Bose remains an iconic figure especially in his home state of West Bengal.His statue, in military uniform, stands in the Indian parliament with those of India's two most revered leaders: Mohandas K. Gandhi, and the country's first prime minister Jawaharlal Nehru.

 

Part of Bose's legend and enduring mystique stems from his remarkable wartime escapades. The Cambridge-educated freedom fighter rejected Gandhi's pacifism in favour of violent revolution.

 

Bose escaped from house arrest in Calcutta in 1941 travelling via Kabul to Berlin where he met Hitler.

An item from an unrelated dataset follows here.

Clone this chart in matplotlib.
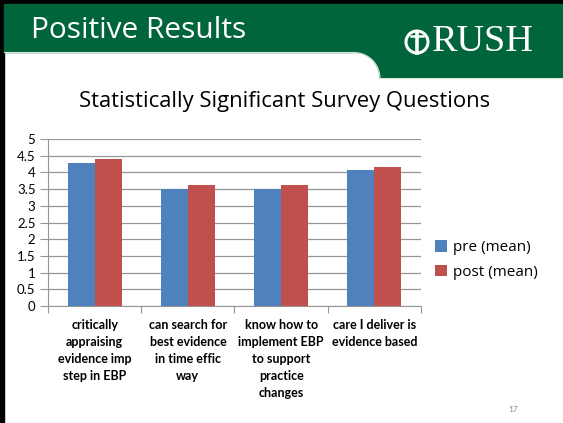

The Führer advised Bose to seek help from the advancing Japanese troops in Asia and offered him passage to Tokyo aboard a German U-boat.

 

Bose finally arrived in Burma at the head of an 80,000-strong "Indian national army" and advanced to British India's north eastern states. He had set up a government-in-exile and inspired revolts in the British Indian army. A biopic last year showed him planting the Indian tricolour on Indian soil for the first time.

 

Academics have argued that Bose disagreed with the arguments of racial superiority espoused by Japan and the Nazis. Most paint Bose as a pragmatist who considered an enemy's enemy a friend.

 

"He was a very clever man and a good bloke. I had a lot of time for him,” Hugh Toye, the former British intelligence officer whose job it was to track down Bose, told the Guardian. "If we had caught him he would have been sentenced to death though. I still think he died in the plane crash."